Gagne, 27, is the first NL reliever to win the award since San Diego's Mark Davis in 1989, and only the ninth in either league.

San Francisco's Jason Schmidt finished second in the Cy Young balloting with two first-place votes and 73 points. Chicago's Mark Prior got the other first-place votes and was third with 60 points.

''You hear a lot of argument about starter versus reliever, but he is very definitely the Cy Young Award winner, hands down,'' said Tracy, who attended a news conference with Gagne at Dodger Stadium a few hours after the voting was announced.

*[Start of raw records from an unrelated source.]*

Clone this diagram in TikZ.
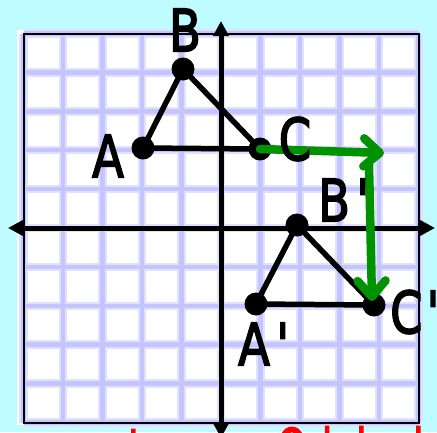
\documentclass[tikz,border=0pt]{standalone}
\usepackage{fontspec}
\setmainfont{DejaVu Sans}
\newfontfamily\lblfont[FakeBold=3]{DejaVu Sans}
\usetikzlibrary{arrows.meta}
\definecolor{bgcyan}{RGB}{190,252,255}
\definecolor{gridsoft}{RGB}{224,224,255}
\definecolor{gridcore}{RGB}{196,196,255}
\definecolor{arrowgreen}{RGB}{0,146,0}
\definecolor{textred}{RGB}{255,0,0}
\tikzset{
  vdot/.style={circle, fill=black, inner sep=0pt, minimum size=23pt},
  triedge/.style={line width=5.5pt, line join=round, line cap=round},
  axisline/.style={line width=5pt, {Triangle[length=15pt,width=15pt]}-{Triangle[length=15pt,width=15pt]}},
  lbl/.style={font=\lblfont\fontsize{58}{58}\selectfont, inner sep=0pt, xscale=0.8},
  redtxt/.style={font=\lblfont\fontsize{52}{52}\selectfont, text=textred, inner sep=0pt, xscale=0.72, anchor=base west},
  greenarrow/.style={draw=arrowgreen, line width=8.5pt, line cap=round, line join=round,
    -{Straight Barb[length=16pt,width=28pt,line cap=round,line join=round]}},
  gridsoftline/.style={draw=gridsoft, line width=8.5pt},
  gridcoreline/.style={draw=gridcore, line width=4.5pt},
}
\begin{document}
\begin{tikzpicture}[x=1pt,y=-1pt]
  \path[use as bounding box, fill=bgcyan] (0,0) rectangle (437,432);
  \clip (0,0) rectangle (437,432);
  % white backing sheet
  \fill[white] (17,30) rectangle (419,425);
  % grid
  \begin{scope}[shift={(221,228)}, x=39.5pt, y=38.9pt]
    \foreach \i in {-5,...,5} {
      \draw[gridsoftline] (\i,-5) -- (\i,5);
      \draw[gridsoftline] (-5,\i) -- (5,\i);
    }
    \foreach \i in {-5,...,5} {
      \draw[gridcoreline] (\i,-5) -- (\i,5);
      \draw[gridcoreline] (-5,\i) -- (5,\i);
    }
    \draw[black, line width=2pt] (-5,-5) rectangle (5,5);
  \end{scope}
  % axes
  \coordinate (xl) at (8,228);
  \coordinate (xr) at (435,228);
  \coordinate (yt) at (221,21);
  \coordinate (yb) at (221,438);
  \draw[axisline] (xl) -- (xr);
  \draw[axisline] (yb) -- (yt);
  % original triangle
  \node[vdot] (A) at (143,148) {};
  \node[vdot] (B) at (183,69) {};
  \node[vdot] (C) at (260,149) {};
  \draw[triedge] (A.center) -- (B.center) -- (C.center) -- cycle;
  % image triangle
  \node[vdot] (A1) at (256,304) {};
  \node[vdot] (B1) at (297,225) {};
  \node[vdot] (C1) at (374,305) {};
  \draw[triedge] (A1.center) -- (B1.center) -- (C1.center) -- cycle;
  % translation arrows
  \coordinate (gcorner) at (384,153);
  \coordinate (gdown) at (369,164);
  \coordinate (gend) at (372,301);
  \draw[greenarrow] (C.center) -- (gcorner);
  \draw[greenarrow] (gdown) -- (gend);
  % labels
  \node[lbl] (lB) at (185,30) {B};
  \node[lbl] (lA) at (108,156) {A};
  \node[lbl] (lC) at (295,139) {C};
  \node[lbl, anchor=west] (lB1) at (318,200) {B\kern8pt\textquotesingle};
  \node[lbl, anchor=west] (lA1) at (238,344) {A\kern8pt\textquotesingle};
  \node[lbl, anchor=west] (lC1) at (390,312) {C\kern5pt\textquotesingle};
  % red caption (cut off at the bottom)
  \node[redtxt] (rt1) at (128,466) {to};
  \node[redtxt] (rt2) at (277,466) {Original};
\end{tikzpicture}
\end{document}
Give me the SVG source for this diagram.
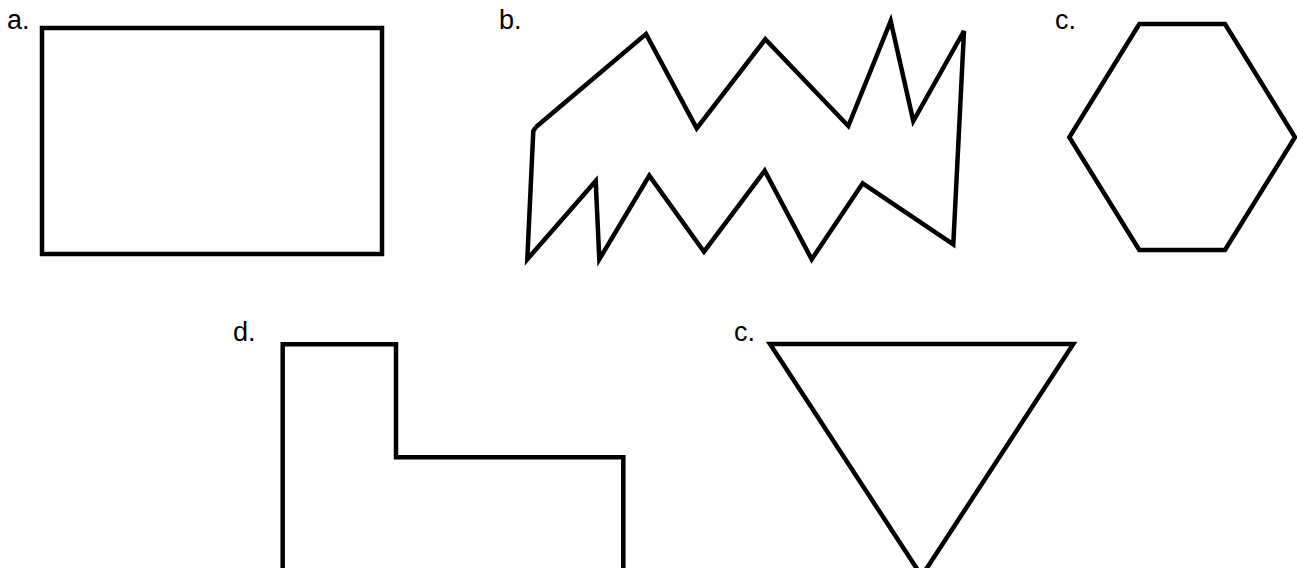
<svg xmlns="http://www.w3.org/2000/svg" width="1297" height="568" viewBox="0 0 1297 568">
<style>
.s{fill:none;stroke:#000;stroke-width:4.5;stroke-linejoin:miter}
.l{font-family:"Liberation Sans",Arial,sans-serif;font-size:27px;fill:#000}
</style>
<rect width="1297" height="568" fill="#fff"/>
<g id="shape-a">
<rect class="s" x="42" y="28" width="340" height="226"/>
<text class="l" x="7" y="29">a.</text>
</g>
<g id="shape-b">
<path class="s" d="M536,127 L646,34 L696.7,128.3 L765.3,39.3 L848.3,126 L890.7,21 L913.3,121 L964,31 L953.3,244.3 L862.7,183.3 L811.7,259.3 L764.7,170.7 L704,251.7 L649.3,175.7 L599.3,259.3 L595.7,181 L527.3,259.3 L533.3,131 L536,127"/>
<text class="l" x="499" y="29">b.</text>
</g>
<g id="shape-c1">
<polygon class="s" points="1139.3,24 1225,24 1295,137.3 1225,250 1139.3,250 1069.3,137.3"/>
<text class="l" x="1055" y="29">c.</text>
</g>
<g id="shape-d">
<path class="s" d="M282.7,580 L282.7,344.3 L396,344.3 L396,457.3 L623.3,457.3 L623.3,580"/>
<text class="l" x="233" y="341">d.</text>
</g>
<g id="shape-c2">
<polygon class="s" points="770,344 1073.3,344 921.7,576"/>
<text class="l" x="734" y="341">c.</text>
</g>
<g id="connectors"></g>
</svg>
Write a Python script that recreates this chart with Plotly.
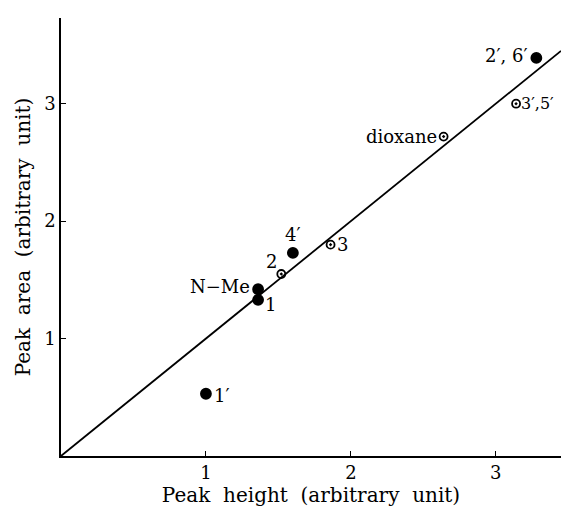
import plotly.graph_objects as go

# Data
labels = ["1′", "N−Me", "1", "2", "4′", "3", "dioxane", "3′,5′", "2′, 6′"]
peak_height = [1.00, 1.36, 1.36, 1.52, 1.60, 1.86, 2.64, 3.14, 3.28]
peak_area = [0.53, 1.42, 1.33, 1.55, 1.73, 1.80, 2.72, 3.00, 3.39]
marker_kind = ["filled", "filled", "filled", "dot", "filled", "dot", "dot", "dot", "filled"]
fit_slope = 1.0
x_ticks = [1, 2, 3]
y_ticks = [1, 2, 3]
x_range = [0, 3.45]
y_range = [0, 3.73]

# label placement (style): xanchor, yanchor, xshift, yshift, size
label_pos = [
    ("left", "middle", 6, -2, 18),
    ("right", "middle", -6, 3, 18),
    ("left", "middle", 5, -5, 18),
    ("right", "bottom", -2, 0, 18),
    ("center", "bottom", 0, 6, 18),
    ("left", "middle", 4, 0, 18),
    ("right", "middle", -5, 0, 18),
    ("left", "middle", 3, 0, 16),
    ("right", "middle", -6, 2, 18),
]

FONT = "DejaVu Serif"

fig = go.Figure()

# fit line y = slope * x across the x range
fig.add_trace(go.Scatter(
    x=x_range, y=[fit_slope * v for v in x_range],
    mode="lines", line=dict(color="black", width=1.8),
    showlegend=False, hoverinfo="skip"))

for kind, sym, size in [("filled", "circle", 10), ("dot", "circle-open-dot", 8)]:
    xs = [x for x, k in zip(peak_height, marker_kind) if k == kind]
    ys = [y for y, k in zip(peak_area, marker_kind) if k == kind]
    fig.add_trace(go.Scatter(
        x=xs, y=ys, mode="markers",
        marker=dict(symbol=sym, size=size, color="black",
                    line=dict(color="black", width=1.8)),
        showlegend=False))

for lab, x, y, (xa, ya, xs, ys, fs) in zip(labels, peak_height, peak_area, label_pos):
    fig.add_annotation(x=x, y=y, text=lab, showarrow=False,
                       xanchor=xa, yanchor=ya, xshift=xs, yshift=ys,
                       font=dict(family=FONT, size=fs, color="black"))

axis_common = dict(showline=True, linecolor="black", linewidth=1.5,
                   ticks="inside", ticklen=5, tickcolor="black",
                   showgrid=False, zeroline=False, automargin=False,
                   tickfont=dict(family=FONT, size=18, color="black"))

fig.update_xaxes(range=x_range, tickvals=x_ticks,
                 title=dict(text="Peak\u00a0 height\u00a0 (arbitrary\u00a0 unit)",
                            font=dict(family=FONT, size=20, color="black"),
                            standoff=4),
                 **axis_common)
fig.update_yaxes(range=y_range, tickvals=y_ticks,
                 title=dict(text="Peak\u00a0 area\u00a0 (arbitrary\u00a0 unit)",
                            font=dict(family=FONT, size=20, color="black"),
                            standoff=8),
                 **axis_common)

fig.update_layout(width=561, height=511,
                  margin=dict(l=61, r=0, t=18, b=55),
                  plot_bgcolor="white", paper_bgcolor="white")

fig.write_html("out.html", config={"displayModeBar": False},
               post_script="document.body.style.margin='0';document.body.style.overflow='hidden';")
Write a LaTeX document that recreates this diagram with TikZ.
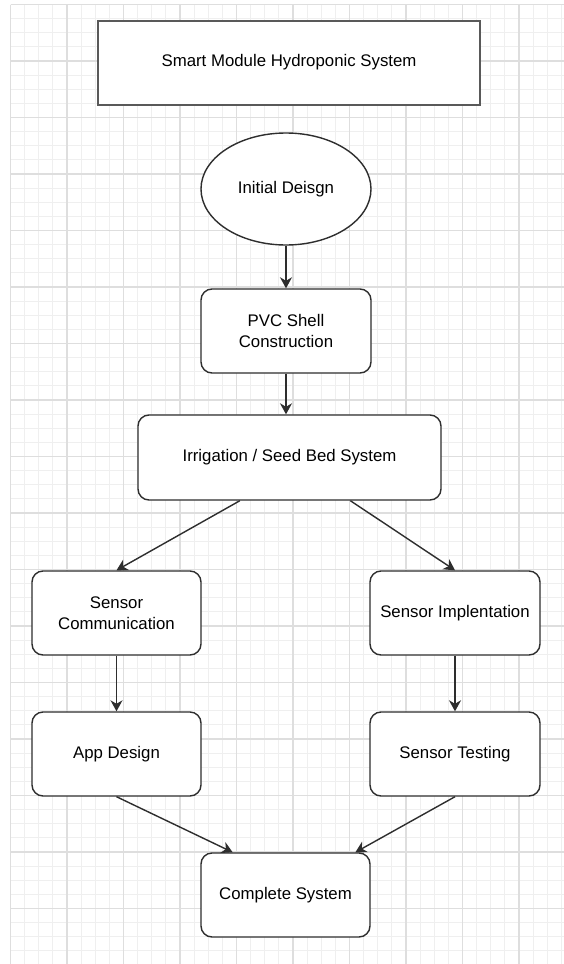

''This year, I don't think any starter had a great, great year, won like 23-24 games,'' Gagne said. ''And personally, I think I had a great year.''

The Dodgers' right-hander was 2-3 with a 1.20 ERA and had 137 strikeouts in 82 1-3 innings, an average of 14.98 strikeouts per nine innings.

Gagne had 52 saves in 2002, his first year as a closer, and is the only pitcher to reach 50 in more than one season. He has converted a major league record 62 consecutive chances dating back to Aug. 26 of last year, when he failed to hold a lead against Arizona.

Because he was 18 days shy of being eligible for arbitration and his contract was automatically renewed by the Dodgers in March, Gagne doesn't get a bonus added to his $550,000 salary.

He figures to earn $3.5 million or more next season.

''He obviously had a special year, has a special talent. I think everybody knows what he means to this franchise,'' said Scott Boras, his agent.

Schmidt, 17-5 with a league-leading 2.34 ERA, gets $75,000 for finishing second.

Prior, 18-6 with a 2.43 ERA, gets $100,000 for winding up third and also receives $250,000 raises in each of the next three seasons. With Prior's All-Star selection and Cy Young finish, the value of his five-year contract increases from $10.5 million to $12.95 million.